#### [WRITTEN INSTRUCTION]
Pictures aside, quote the whole listing exactly.

#### [SUPPLIED MATERIAL]

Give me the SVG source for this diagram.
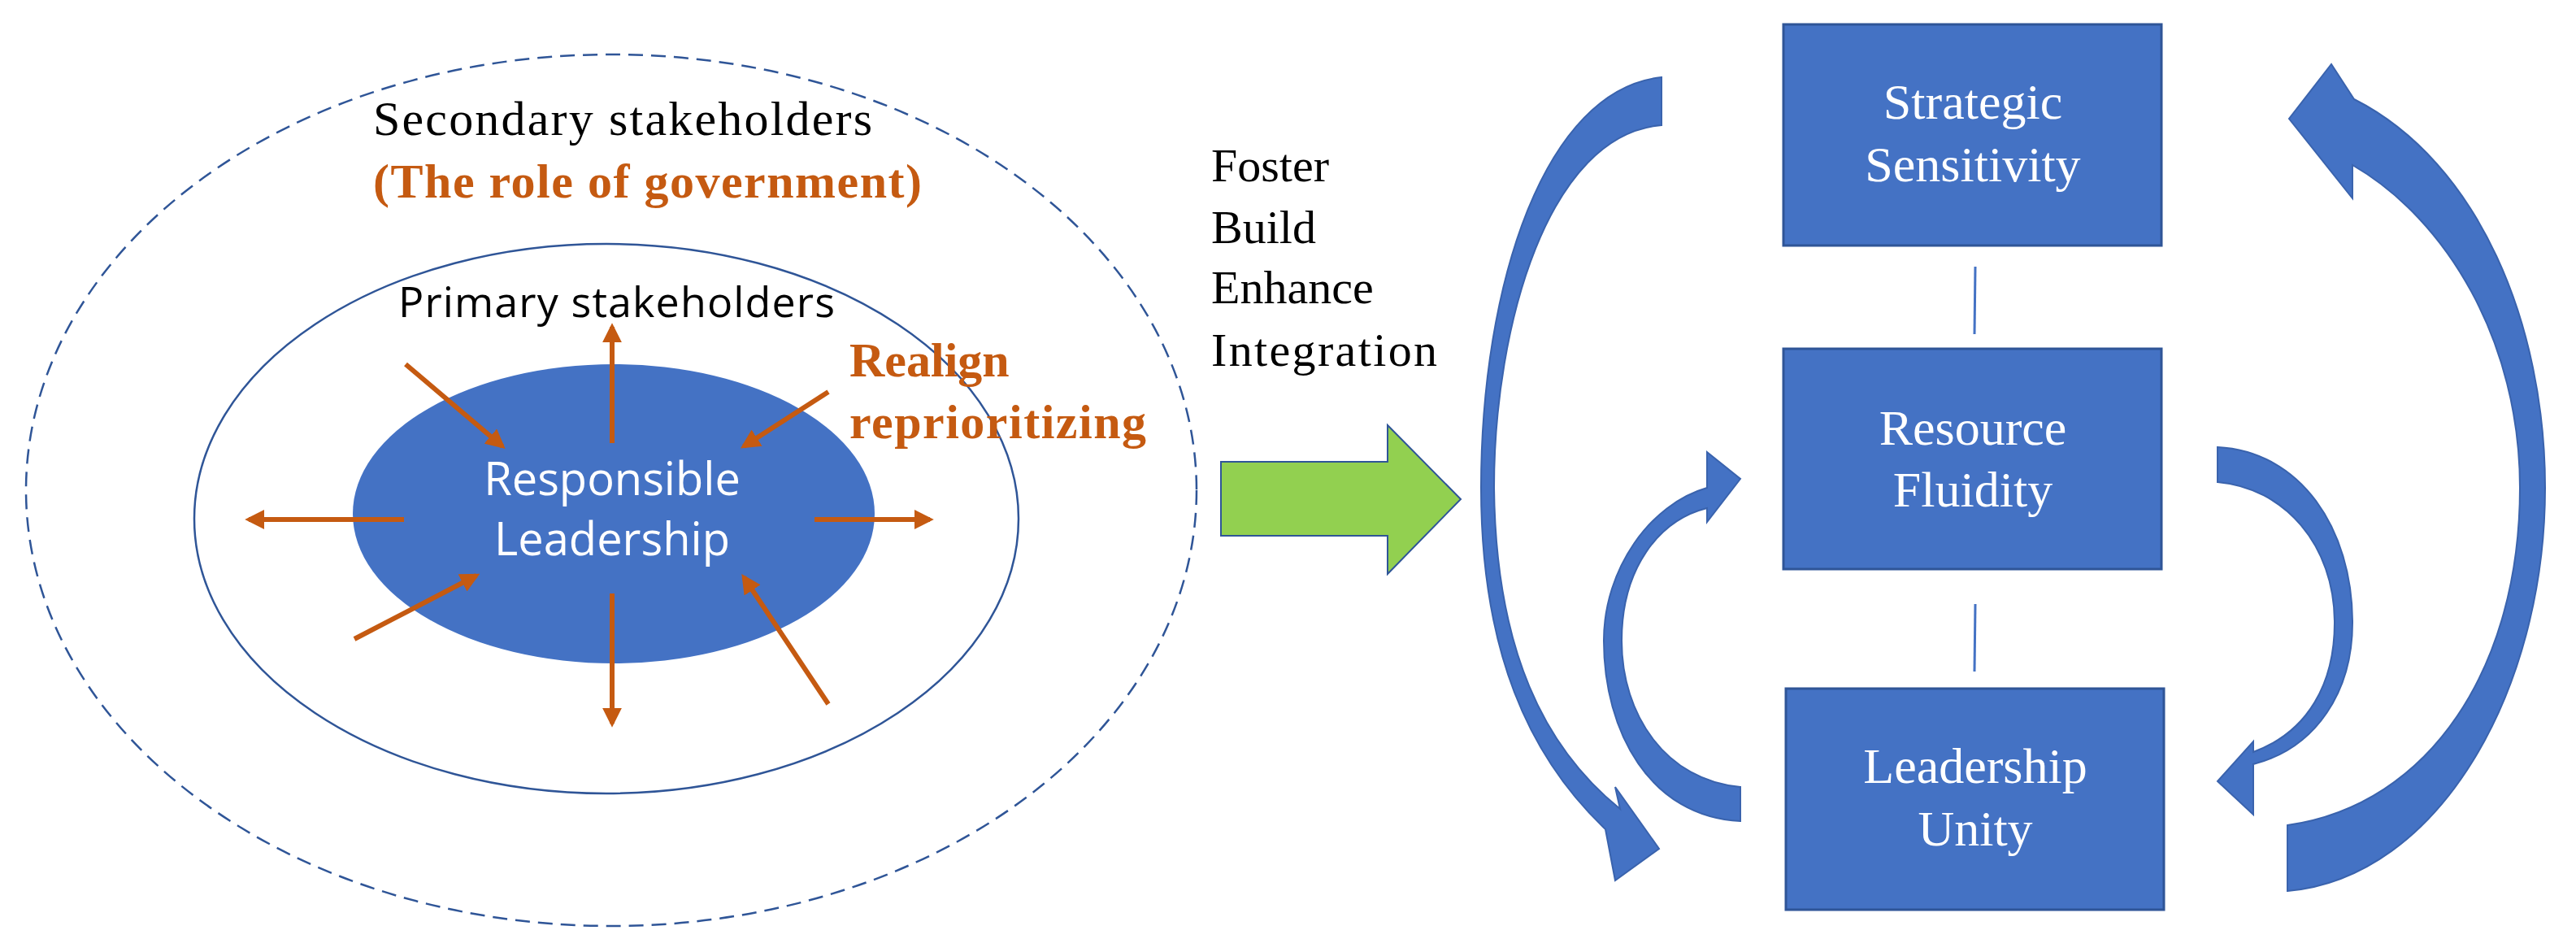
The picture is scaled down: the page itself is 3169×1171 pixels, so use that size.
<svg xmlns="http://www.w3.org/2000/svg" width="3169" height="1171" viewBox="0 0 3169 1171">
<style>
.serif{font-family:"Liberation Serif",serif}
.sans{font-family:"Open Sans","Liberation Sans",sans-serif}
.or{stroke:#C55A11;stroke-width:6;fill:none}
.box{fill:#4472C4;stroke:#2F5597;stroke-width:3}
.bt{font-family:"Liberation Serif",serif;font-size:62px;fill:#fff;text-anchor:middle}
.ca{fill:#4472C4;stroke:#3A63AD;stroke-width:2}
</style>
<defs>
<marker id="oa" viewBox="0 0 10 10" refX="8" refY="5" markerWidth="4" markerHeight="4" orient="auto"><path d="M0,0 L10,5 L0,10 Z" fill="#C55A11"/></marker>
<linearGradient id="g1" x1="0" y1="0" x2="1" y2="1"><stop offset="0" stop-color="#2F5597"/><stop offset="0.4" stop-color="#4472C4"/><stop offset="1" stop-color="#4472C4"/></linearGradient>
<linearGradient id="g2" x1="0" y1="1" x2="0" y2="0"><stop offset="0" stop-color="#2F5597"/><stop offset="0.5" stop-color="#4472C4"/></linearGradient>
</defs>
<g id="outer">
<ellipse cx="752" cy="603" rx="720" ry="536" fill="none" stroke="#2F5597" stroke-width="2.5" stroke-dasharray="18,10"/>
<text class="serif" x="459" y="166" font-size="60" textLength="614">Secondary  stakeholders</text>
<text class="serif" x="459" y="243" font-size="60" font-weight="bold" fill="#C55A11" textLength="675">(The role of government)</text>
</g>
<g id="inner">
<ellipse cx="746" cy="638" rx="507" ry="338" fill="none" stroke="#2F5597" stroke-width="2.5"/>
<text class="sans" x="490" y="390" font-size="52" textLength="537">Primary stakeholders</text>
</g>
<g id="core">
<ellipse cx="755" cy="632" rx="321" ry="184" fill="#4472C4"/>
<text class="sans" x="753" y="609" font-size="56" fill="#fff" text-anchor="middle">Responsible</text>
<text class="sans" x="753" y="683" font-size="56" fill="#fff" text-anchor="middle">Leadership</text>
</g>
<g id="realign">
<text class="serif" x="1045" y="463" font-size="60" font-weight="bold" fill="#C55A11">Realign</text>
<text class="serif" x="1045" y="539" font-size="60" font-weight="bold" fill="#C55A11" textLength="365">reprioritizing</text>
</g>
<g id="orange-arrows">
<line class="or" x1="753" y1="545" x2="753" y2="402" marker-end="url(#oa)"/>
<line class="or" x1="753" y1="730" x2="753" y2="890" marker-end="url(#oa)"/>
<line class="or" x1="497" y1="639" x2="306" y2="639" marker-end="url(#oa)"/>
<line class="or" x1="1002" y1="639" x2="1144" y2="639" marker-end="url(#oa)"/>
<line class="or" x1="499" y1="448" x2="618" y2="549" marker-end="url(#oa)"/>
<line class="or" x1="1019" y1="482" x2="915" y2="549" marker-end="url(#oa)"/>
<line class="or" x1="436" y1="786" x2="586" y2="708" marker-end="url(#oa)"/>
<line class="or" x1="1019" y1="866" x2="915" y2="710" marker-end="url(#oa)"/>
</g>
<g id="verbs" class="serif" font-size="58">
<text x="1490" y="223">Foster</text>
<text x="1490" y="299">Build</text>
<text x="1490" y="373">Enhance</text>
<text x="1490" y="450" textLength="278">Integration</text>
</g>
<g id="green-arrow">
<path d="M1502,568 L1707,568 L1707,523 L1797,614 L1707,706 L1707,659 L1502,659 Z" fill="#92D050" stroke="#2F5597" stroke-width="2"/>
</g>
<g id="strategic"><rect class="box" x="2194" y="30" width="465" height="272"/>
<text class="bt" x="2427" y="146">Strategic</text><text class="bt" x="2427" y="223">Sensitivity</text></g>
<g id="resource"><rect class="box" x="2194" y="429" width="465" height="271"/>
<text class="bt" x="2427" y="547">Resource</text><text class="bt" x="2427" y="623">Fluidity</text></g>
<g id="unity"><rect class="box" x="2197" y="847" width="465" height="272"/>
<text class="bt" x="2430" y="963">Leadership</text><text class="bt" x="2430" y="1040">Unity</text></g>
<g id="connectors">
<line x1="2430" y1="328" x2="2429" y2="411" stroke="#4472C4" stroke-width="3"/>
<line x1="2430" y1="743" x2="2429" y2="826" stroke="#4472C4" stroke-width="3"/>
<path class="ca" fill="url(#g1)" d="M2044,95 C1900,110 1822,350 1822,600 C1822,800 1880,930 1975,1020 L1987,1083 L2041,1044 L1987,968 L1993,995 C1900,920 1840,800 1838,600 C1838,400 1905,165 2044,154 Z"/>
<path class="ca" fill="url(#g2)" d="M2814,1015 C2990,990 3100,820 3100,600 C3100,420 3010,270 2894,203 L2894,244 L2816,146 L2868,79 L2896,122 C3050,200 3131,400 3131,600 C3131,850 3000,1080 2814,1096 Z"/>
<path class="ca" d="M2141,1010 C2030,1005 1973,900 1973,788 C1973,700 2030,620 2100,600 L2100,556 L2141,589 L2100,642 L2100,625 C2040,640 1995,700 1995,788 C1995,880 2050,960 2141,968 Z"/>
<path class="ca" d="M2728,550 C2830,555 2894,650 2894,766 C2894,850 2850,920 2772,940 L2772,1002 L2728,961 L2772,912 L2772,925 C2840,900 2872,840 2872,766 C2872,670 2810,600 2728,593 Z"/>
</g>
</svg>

#### [ANSWER]
Give me the SVG source for this diagram.
The picture is scaled down: the page itself is 3169×1171 pixels, so use that size.
<svg xmlns="http://www.w3.org/2000/svg" width="3169" height="1171" viewBox="0 0 3169 1171">
<style>
.serif{font-family:"Liberation Serif",serif}
.sans{font-family:"Open Sans","Liberation Sans",sans-serif}
.or{stroke:#C55A11;stroke-width:6;fill:none}
.box{fill:#4472C4;stroke:#2F5597;stroke-width:3}
.bt{font-family:"Liberation Serif",serif;font-size:62px;fill:#fff;text-anchor:middle}
.ca{fill:#4472C4;stroke:#3A63AD;stroke-width:2}
</style>
<defs>
<marker id="oa" viewBox="0 0 10 10" refX="8" refY="5" markerWidth="4" markerHeight="4" orient="auto"><path d="M0,0 L10,5 L0,10 Z" fill="#C55A11"/></marker>
<linearGradient id="g1" x1="0" y1="0" x2="1" y2="1"><stop offset="0" stop-color="#2F5597"/><stop offset="0.4" stop-color="#4472C4"/><stop offset="1" stop-color="#4472C4"/></linearGradient>
<linearGradient id="g2" x1="0" y1="1" x2="0" y2="0"><stop offset="0" stop-color="#2F5597"/><stop offset="0.5" stop-color="#4472C4"/></linearGradient>
</defs>
<g id="outer">
<ellipse cx="752" cy="603" rx="720" ry="536" fill="none" stroke="#2F5597" stroke-width="2.5" stroke-dasharray="18,10"/>
<text class="serif" x="459" y="166" font-size="60" textLength="614">Secondary  stakeholders</text>
<text class="serif" x="459" y="243" font-size="60" font-weight="bold" fill="#C55A11" textLength="675">(The role of government)</text>
</g>
<g id="inner">
<ellipse cx="746" cy="638" rx="507" ry="338" fill="none" stroke="#2F5597" stroke-width="2.5"/>
<text class="sans" x="490" y="390" font-size="52" textLength="537">Primary stakeholders</text>
</g>
<g id="core">
<ellipse cx="755" cy="632" rx="321" ry="184" fill="#4472C4"/>
<text class="sans" x="753" y="609" font-size="56" fill="#fff" text-anchor="middle">Responsible</text>
<text class="sans" x="753" y="683" font-size="56" fill="#fff" text-anchor="middle">Leadership</text>
</g>
<g id="realign">
<text class="serif" x="1045" y="463" font-size="60" font-weight="bold" fill="#C55A11">Realign</text>
<text class="serif" x="1045" y="539" font-size="60" font-weight="bold" fill="#C55A11" textLength="365">reprioritizing</text>
</g>
<g id="orange-arrows">
<line class="or" x1="753" y1="545" x2="753" y2="402" marker-end="url(#oa)"/>
<line class="or" x1="753" y1="730" x2="753" y2="890" marker-end="url(#oa)"/>
<line class="or" x1="497" y1="639" x2="306" y2="639" marker-end="url(#oa)"/>
<line class="or" x1="1002" y1="639" x2="1144" y2="639" marker-end="url(#oa)"/>
<line class="or" x1="499" y1="448" x2="618" y2="549" marker-end="url(#oa)"/>
<line class="or" x1="1019" y1="482" x2="915" y2="549" marker-end="url(#oa)"/>
<line class="or" x1="436" y1="786" x2="586" y2="708" marker-end="url(#oa)"/>
<line class="or" x1="1019" y1="866" x2="915" y2="710" marker-end="url(#oa)"/>
</g>
<g id="verbs" class="serif" font-size="58">
<text x="1490" y="223">Foster</text>
<text x="1490" y="299">Build</text>
<text x="1490" y="373">Enhance</text>
<text x="1490" y="450" textLength="278">Integration</text>
</g>
<g id="green-arrow">
<path d="M1502,568 L1707,568 L1707,523 L1797,614 L1707,706 L1707,659 L1502,659 Z" fill="#92D050" stroke="#2F5597" stroke-width="2"/>
</g>
<g id="strategic"><rect class="box" x="2194" y="30" width="465" height="272"/>
<text class="bt" x="2427" y="146">Strategic</text><text class="bt" x="2427" y="223">Sensitivity</text></g>
<g id="resource"><rect class="box" x="2194" y="429" width="465" height="271"/>
<text class="bt" x="2427" y="547">Resource</text><text class="bt" x="2427" y="623">Fluidity</text></g>
<g id="unity"><rect class="box" x="2197" y="847" width="465" height="272"/>
<text class="bt" x="2430" y="963">Leadership</text><text class="bt" x="2430" y="1040">Unity</text></g>
<g id="connectors">
<line x1="2430" y1="328" x2="2429" y2="411" stroke="#4472C4" stroke-width="3"/>
<line x1="2430" y1="743" x2="2429" y2="826" stroke="#4472C4" stroke-width="3"/>
<path class="ca" fill="url(#g1)" d="M2044,95 C1900,110 1822,350 1822,600 C1822,800 1880,930 1975,1020 L1987,1083 L2041,1044 L1987,968 L1993,995 C1900,920 1840,800 1838,600 C1838,400 1905,165 2044,154 Z"/>
<path class="ca" fill="url(#g2)" d="M2814,1015 C2990,990 3100,820 3100,600 C3100,420 3010,270 2894,203 L2894,244 L2816,146 L2868,79 L2896,122 C3050,200 3131,400 3131,600 C3131,850 3000,1080 2814,1096 Z"/>
<path class="ca" d="M2141,1010 C2030,1005 1973,900 1973,788 C1973,700 2030,620 2100,600 L2100,556 L2141,589 L2100,642 L2100,625 C2040,640 1995,700 1995,788 C1995,880 2050,960 2141,968 Z"/>
<path class="ca" d="M2728,550 C2830,555 2894,650 2894,766 C2894,850 2850,920 2772,940 L2772,1002 L2728,961 L2772,912 L2772,925 C2840,900 2872,840 2872,766 C2872,670 2810,600 2728,593 Z"/>
</g>
</svg>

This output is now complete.